Proof by Induction Question including Rational Numbers

I just recently covered 'rational numbers' in class and was assigned the following question to solve using induction for n, so that for all $q \in \mathbb{Q}$ \ {1}:

$$\sum_{k=0}^n q^k = \frac{q^{n+1}-1}{q-1}$$

I am not entirely sure on where to start, since up to this point I've only done proofs by induction involving natural numbers only. I've thought about leaving the variable q as it is, and doing

n = 1
then assuming statement is true for n, solve for n + 1

where $n \in \mathbb{N}$, but it leaves me with a dead end, since there are too many unknown variables involved.

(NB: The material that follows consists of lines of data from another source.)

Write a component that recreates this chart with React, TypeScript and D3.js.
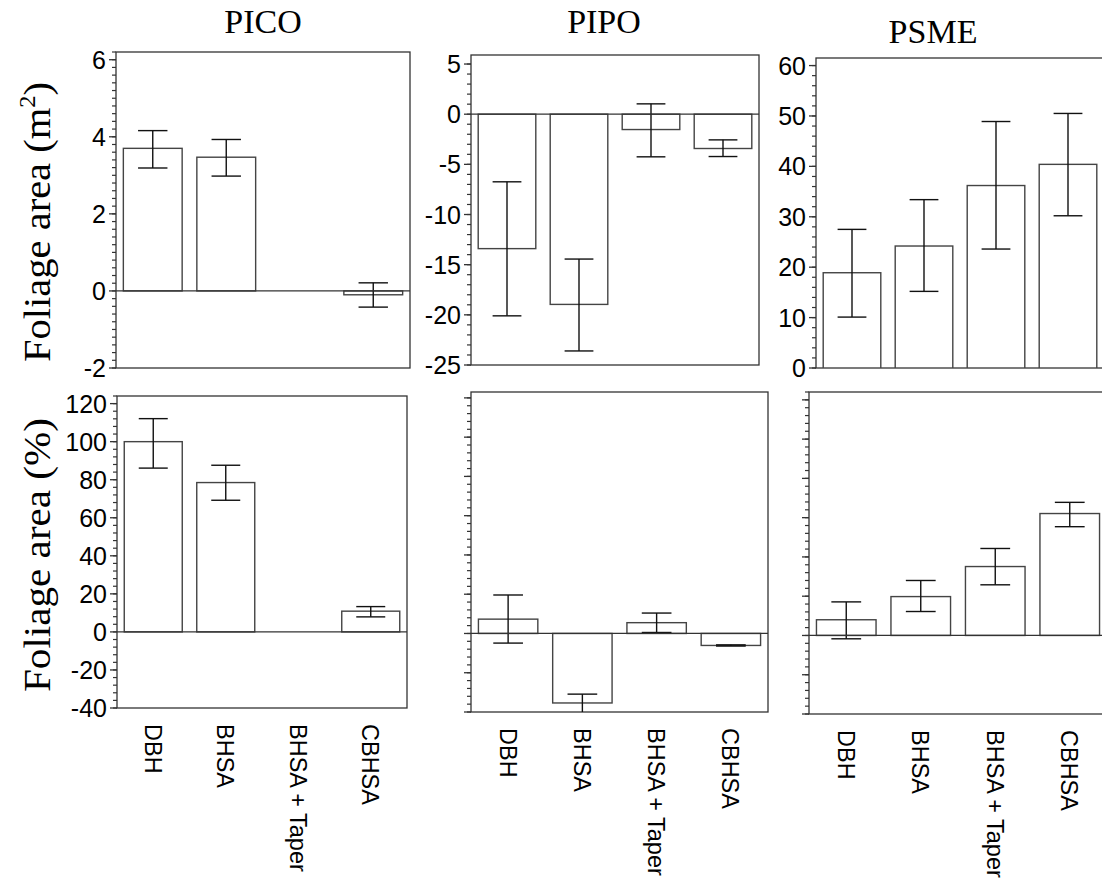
import * as d3 from "d3";

const species = ["PICO", "PIPO", "PSME"];
const methods = ["DBH", "BHSA", "BHSA + Taper", "CBHSA"];

// foliage area (m2): mean, lower and upper error bar ends
const picoAreaMean = [3.7, 3.47, null, -0.1];
const picoAreaLow = [3.19, 2.98, null, -0.42];
const picoAreaHigh = [4.16, 3.93, null, 0.21];
const pipoAreaMean = [-13.4, -18.96, -1.53, -3.42];
const pipoAreaLow = [-20.1, -23.6, -4.25, -4.22];
const pipoAreaHigh = [-6.74, -14.44, 1.03, -2.56];
const psmeAreaMean = [18.9, 24.2, 36.2, 40.4];
const psmeAreaLow = [10.1, 15.2, 23.6, 30.2];
const psmeAreaHigh = [27.5, 33.4, 48.9, 50.5];

// foliage area (%)
const picoPctMean = [100, 78.5, null, 10.9];
const picoPctLow = [86.1, 69.2, null, 7.9];
const picoPctHigh = [112.1, 87.6, null, 13.3];
const pipoPctMean = [7.3, -35.4, 5.5, -6.1];
const pipoPctLow = [-4.9, -42, 0.5, -6.4];
const pipoPctHigh = [19.6, -30.9, 10.4, -5.8];
const psmePctMean = [8.0, 19.8, 35.1, 62.1];
const psmePctLow = [-1.7, 12.2, 25.8, 55.4];
const psmePctHigh = [17.1, 28.0, 44.3, 67.8];

// y axes
const picoAreaTicks = [-2, 0, 2, 4, 6];
const pipoAreaTicks = [-25, -20, -15, -10, -5, 0, 5];
const psmeAreaTicks = [0, 10, 20, 30, 40, 50, 60];
const pctTicks = [-40, -20, 0, 20, 40, 60, 80, 100, 120];

const tickFont = "'Liberation Sans', Arial, sans-serif";
const serif = "'Liberation Serif', 'Times New Roman', serif";

type Frame = { x: number; y: number; w: number; h: number };

function Panel(props: {
  id: string;
  frame: Frame;
  domain: [number, number];
  ticks: number[];
  minor: number;
  showLabels: boolean;
  mean: (number | null)[];
  low: (number | null)[];
  high: (number | null)[];
  xLabels: boolean;
}) {
  const { id, frame, domain, ticks, minor, showLabels, mean, low, high, xLabels } = props;
  const y = d3.scaleLinear().domain(domain).range([frame.y + frame.h, frame.y]);
  const x = d3
    .scaleBand()
    .domain(methods)
    .range([frame.x, frame.x + frame.w])
    .paddingInner(0.2)
    .paddingOuter(0.1);
  const bw = x.bandwidth();
  const n = Math.floor((domain[1] - domain[0]) / minor + 1e-6);
  const minors = d3.range(0, n + 1).map((i) => +(domain[0] + i * minor).toFixed(4));

  return (
    <g>
      <defs>
        <clipPath id={id}>
          <rect x={frame.x} y={frame.y} width={frame.w} height={frame.h} />
        </clipPath>
      </defs>
      <rect x={frame.x} y={frame.y} width={frame.w} height={frame.h} fill="#fff" stroke="#333" strokeWidth={1.3} />
      {minors.map((v, i) => (
        <line key={"m" + i} x1={frame.x - 4} x2={frame.x} y1={y(v)} y2={y(v)} stroke="#333" strokeWidth={1.2} />
      ))}
      {ticks.map((v) => (
        <g key={v}>
          <line x1={frame.x - 7} x2={frame.x} y1={y(v)} y2={y(v)} stroke="#333" strokeWidth={1.3} />
          {showLabels && (
            <text x={frame.x - 10} y={y(v)} dy="0.36em" textAnchor="end" fontFamily={tickFont} fontSize={25} fill="#000">
              {String(v)}
            </text>
          )}
        </g>
      ))}
      <g clipPath={`url(#${id})`}>
        {methods.map((m, i) => {
          const v = mean[i];
          if (v === null) return null;
          const cx = (x(m) as number) + bw / 2;
          const lo = low[i] as number;
          const hi = high[i] as number;
          return (
            <g key={m}>
              <rect
                x={x(m)}
                y={Math.min(y(v), y(0))}
                width={bw}
                height={Math.abs(y(v) - y(0))}
                fill="#fff"
                stroke="#444"
                strokeWidth={1.4}
              />
              <line x1={cx} x2={cx} y1={y(lo)} y2={y(hi)} stroke="#111" strokeWidth={1.4} />
              <line x1={cx - bw / 4} x2={cx + bw / 4} y1={y(hi)} y2={y(hi)} stroke="#111" strokeWidth={1.4} />
              <line x1={cx - bw / 4} x2={cx + bw / 4} y1={y(lo)} y2={y(lo)} stroke="#111" strokeWidth={1.4} />
            </g>
          );
        })}
        {domain[0] < 0 && (
          <line x1={frame.x} x2={frame.x + frame.w} y1={y(0)} y2={y(0)} stroke="#333" strokeWidth={1.3} />
        )}
      </g>
      {xLabels &&
        methods.map((m) => (
          <text
            key={"x" + m}
            transform={`translate(${(x(m) as number) + bw / 2},${frame.y + frame.h + 16}) rotate(90)`}
            dy="0.36em"
            textAnchor="start"
            fontFamily={tickFont}
            fontSize={23.5}
            fill="#000"
          >
            {m}
          </text>
        ))}
    </g>
  );
}

export default function App() {
  const topFrames: Frame[] = [
    { x: 116, y: 52, w: 294, h: 316 },
    { x: 471, y: 55, w: 288, h: 310 },
    { x: 816, y: 58, w: 288, h: 310 },
  ];
  const botFrames: Frame[] = [
    { x: 117, y: 396, w: 290, h: 312 },
    { x: 471, y: 392, w: 297, h: 320 },
    { x: 809, y: 392, w: 298, h: 322 },
  ];
  const titlePos = [
    [263, 33],
    [604, 33],
    [933, 43],
  ];

  return (
    <svg width={1102} height={890} style={{ position: "absolute", left: 0, top: 0, background: "#fff" }}>
      <rect width={1102} height={890} fill="#fff" />
      {species.map((s, i) => (
        <text key={s} x={titlePos[i][0]} y={titlePos[i][1]} textAnchor="middle" fontFamily={serif} fontSize={34} fill="#000">
          {s}
        </text>
      ))}
      <text
        transform="translate(50,222) rotate(-90)"
        textAnchor="middle"
        fontFamily={serif}
        fontSize={38}
        fill="#000"
        textLength={280}
        lengthAdjust="spacingAndGlyphs"
      >
        Foliage area (m
        <tspan fontSize={23} dy="-15">2</tspan>
        <tspan dy="15">)</tspan>
      </text>
      <text
        transform="translate(50,555) rotate(-90)"
        textAnchor="middle"
        fontFamily={serif}
        fontSize={38}
        fill="#000"
        textLength={274}
        lengthAdjust="spacingAndGlyphs"
      >
        Foliage area (%)
      </text>

      <Panel id="c1" frame={topFrames[0]} domain={[-2, 6.2]} ticks={picoAreaTicks} minor={0.2} showLabels
        mean={picoAreaMean} low={picoAreaLow} high={picoAreaHigh} xLabels={false} />
      <Panel id="c2" frame={topFrames[1]} domain={[-25, 5.9]} ticks={pipoAreaTicks} minor={1} showLabels
        mean={pipoAreaMean} low={pipoAreaLow} high={pipoAreaHigh} xLabels={false} />
      <Panel id="c3" frame={topFrames[2]} domain={[0, 61.5]} ticks={psmeAreaTicks} minor={2} showLabels
        mean={psmeAreaMean} low={psmeAreaLow} high={psmeAreaHigh} xLabels={false} />

      <Panel id="c4" frame={botFrames[0]} domain={[-40, 124]} ticks={pctTicks} minor={4} showLabels
        mean={picoPctMean} low={picoPctLow} high={picoPctHigh} xLabels />
      <Panel id="c5" frame={botFrames[1]} domain={[-40, 123]} ticks={pctTicks} minor={4} showLabels={false}
        mean={pipoPctMean} low={pipoPctLow} high={pipoPctHigh} xLabels />
      <Panel id="c6" frame={botFrames[2]} domain={[-40, 124]} ticks={pctTicks} minor={4} showLabels={false}
        mean={psmePctMean} low={psmePctLow} high={psmePctHigh} xLabels />
    </svg>
  );
}
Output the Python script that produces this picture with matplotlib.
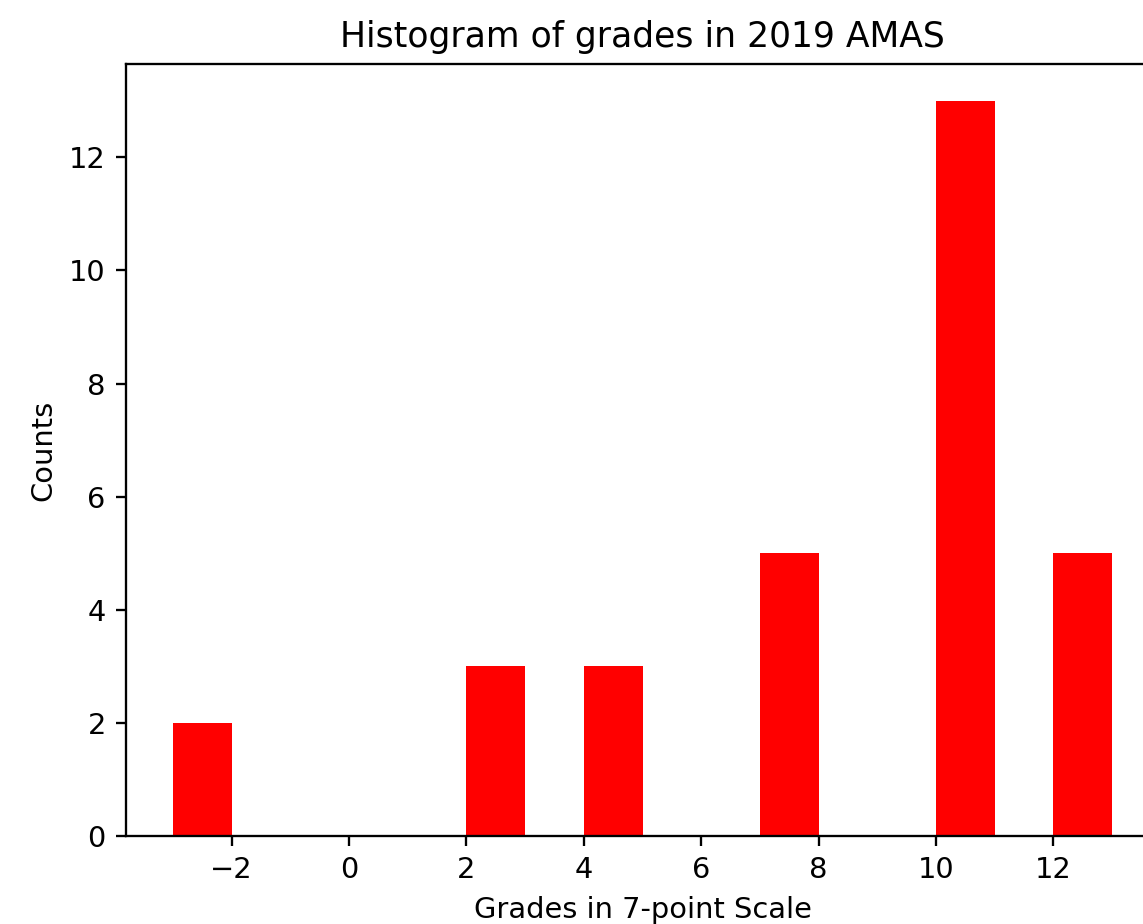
import numpy as np
import matplotlib
matplotlib.use("Agg")
import matplotlib.pyplot as plt

# grades on the Danish 7-point scale and how many students got each
grades = [-3, 0, 2, 4, 7, 10, 12]
counts = [2, 0, 3, 3, 5, 13, 5]
bin_edges = np.arange(-3, 14, 1)


def main() -> None:
    dpi = 208
    fig = plt.figure(figsize=(1143 / dpi, 924 / dpi), dpi=dpi)
    # the original picture is cropped, so the axes run past the right edge
    ax = fig.add_axes([126 / 1143, 88 / 924, 1033 / 1143, 772 / 924])

    ax.hist(grades, bins=bin_edges, weights=counts, color='red')

    ax.set_title("Histogram of grades in 2019 AMAS")
    ax.set_xlabel("Grades in 7-point Scale")
    ax.set_ylabel("Counts")

    fig.savefig("out.png", dpi=dpi)


if __name__ == "__main__":
    main()
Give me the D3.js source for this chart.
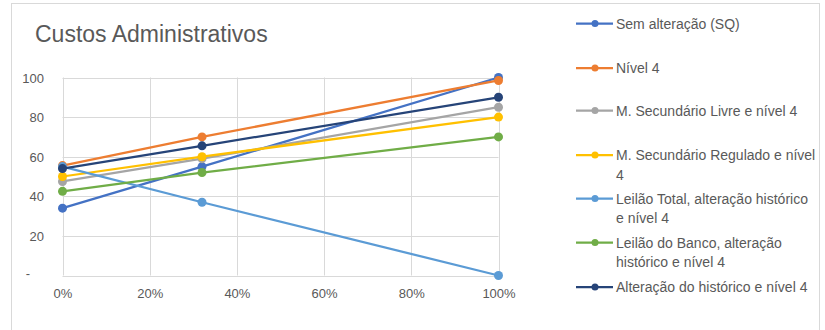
<!DOCTYPE html>
<html><head><meta charset="utf-8">
<script src="https://cdn.jsdelivr.net/npm/d3@7"></script>
<style>body{margin:0;background:#fff}svg{display:block}text{font-family:"Liberation Sans",Arial,sans-serif}</style>
</head><body><svg id="c" width="825" height="330"></svg>
<script>
const xValues = [0, 0.32, 1];
const seriesNames = [
  "Sem alteração (SQ)",
  "Nível 4",
  "M. Secundário Livre e nível 4",
  "M. Secundário Regulado e nível 4",
  "Leilão Total, alteração histórico e nível 4",
  "Leilão do Banco, alteração histórico e nível 4",
  "Alteração do histórico e nível 4"
];
const legendLines = [
  ["Sem alteração (SQ)"],
  ["Nível 4"],
  ["M. Secundário Livre e nível 4"],
  ["M. Secundário Regulado e nível", "4"],
  ["Leilão Total, alteração histórico", "e nível 4"],
  ["Leilão do Banco, alteração", "histórico e nível 4"],
  ["Alteração do histórico e nível 4"]
];
const semAlteracao = [34, 55, 100];
const nivel4 = [55.5, 70, 98.5];
const secLivre = [47.5, 59, 85];
const secRegulado = [50, 60, 80];
const leilaoTotal = [55, 37, 0];
const leilaoBanco = [42.5, 52, 70];
const alteracaoHist = [54, 65.5, 90];
const seriesValues = [semAlteracao, nivel4, secLivre, secRegulado, leilaoTotal, leilaoBanco, alteracaoHist];
const colors = ["#4472C4", "#ED7D31", "#A5A5A5", "#FFC000", "#5B9BD5", "#70AD47", "#264478"];
const yTicks = [0, 20, 40, 60, 80, 100];
const xTicks = [0, 0.2, 0.4, 0.6, 0.8, 1];

const svg = d3.select("#c");
svg.append("rect").attr("x", 11.5).attr("y", 3.5).attr("width", 808).attr("height", 330)
  .attr("fill", "none").attr("stroke", "#d9d9d9");

const x = d3.scaleLinear().domain([0, 1]).range([62.5, 498.5]);
const y = d3.scaleLinear().domain([0, 100]).range([275.5, 77.5]);

svg.append("text").attr("x", 35).attr("y", 41.5).attr("fill", "#595959")
  .style("font-size", "23px").text("Custos Administrativos");

const g = svg.append("g");
g.selectAll("line.h").data(yTicks).join("line")
  .attr("x1", x(0)).attr("x2", x(1)).attr("y1", d => Math.round(y(d)) + 0.5).attr("y2", d => Math.round(y(d)) + 0.5)
  .attr("stroke", "#d9d9d9").attr("stroke-width", 1);
g.selectAll("line.v").data(xTicks).join("line")
  .attr("y1", y(0)).attr("y2", y(100)).attr("x1", d => Math.round(x(d)) + 0.5).attr("x2", d => Math.round(x(d)) + 0.5)
  .attr("stroke", "#d9d9d9").attr("stroke-width", 1);

const yAxis = d3.axisLeft(y).tickValues(yTicks).tickSize(0).tickPadding(0)
  .tickFormat(d => d === 0 ? "-" : d);
const ya = svg.append("g").attr("transform", "translate(44,0)").call(yAxis);
ya.select(".domain").remove();
ya.selectAll("text").attr("fill", "#595959").style("font-size", "13px").attr("dy", "0.35em");
ya.selectAll(".tick").filter(d => d === 0).select("text").attr("x", -14).attr("dy", "0.15em");

const xAxis = d3.axisBottom(x).tickValues(xTicks).tickSize(0).tickPadding(0)
  .tickFormat(d3.format(".0%"));
const xa = svg.append("g").attr("transform", "translate(0,289)").call(xAxis);
xa.select(".domain").remove();
xa.selectAll("text").attr("fill", "#595959").style("font-size", "13px").attr("dy", "0.71em");

const line = d3.line().x((d, i) => x(xValues[i])).y(d => y(d));
seriesValues.forEach((vals, si) => {
  svg.append("path").attr("d", line(vals)).attr("fill", "none")
    .attr("stroke", colors[si]).attr("stroke-width", 2.25).attr("stroke-linejoin", "round");
  svg.selectAll(null).data(vals).join("circle")
    .attr("cx", (d, i) => x(xValues[i])).attr("cy", d => y(d)).attr("r", 4.5)
    .attr("fill", colors[si]);
});

const legendY = [23.5, 68, 110.5, 155, 198.5, 242.5, 287];
legendLines.forEach((lines, i) => {
  const ly = legendY[i];
  const lg = svg.append("g");
  lg.append("line").attr("x1", 576).attr("x2", 613).attr("y1", ly).attr("y2", ly)
    .attr("stroke", colors[i]).attr("stroke-width", 2.25);
  lg.append("circle").attr("cx", 595).attr("cy", ly).attr("r", 3.5).attr("fill", colors[i]);
  lines.forEach((t, j) => {
    lg.append("text").attr("x", 616).attr("y", ly + 5 + j * 19.5).attr("fill", "#595959")
      .style("font-size", "14px").text(t);
  });
});
</script></body></html>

I hope someone can help me with this question and explain to me what the best approach would be and why!
Thank you!!

Answer

Your attempt is right! You do not have to change the $q$; leave it as it is and do the standard induction regarding to $n$.

Therefore lets start with our basis case $n=0$:

$$\begin{align} \sum_{k=0}^0q^k&=\frac{q^{0+1}-1}{q-1}\\ 1&=1 \end{align}$$

Next consider the new values $n=m$ and $n=m+1$ which corresponde to the two equations

$$\begin{align} \sum_{k=0}^{m}q^k&=\frac{q^{m+1}-1}{q-1}\\ \sum_{k=0}^{m+1}q^k&=\frac{q^{m+2}-1}{q-1} \end{align}$$

Here the first one is our assumption the second one our hypothesis. Howsoever lets split up the second sum as the following

$$\sum_{k=0}^{m+1}q^k=\underbrace{\sum_{k=0}^{m}q^k}_{=\text{assumption}}+q^{m+1}$$

As we can see the remaining sum equals our assumption. Therefore we can replace it by the given fraction from above. This yields to

$$\sum_{k=0}^{m}q^k+q^{m+1}=\frac{q^{m+1}-1}{q-1}+q^{m+1}=\frac{q^{m+1}-1+q^{m+2}-q^{m+1}}{q-1}=\frac{q^{m+2}-1}{q-1}$$

And thus we have shown that from our assumption the hypothesis follows and therefore we are done.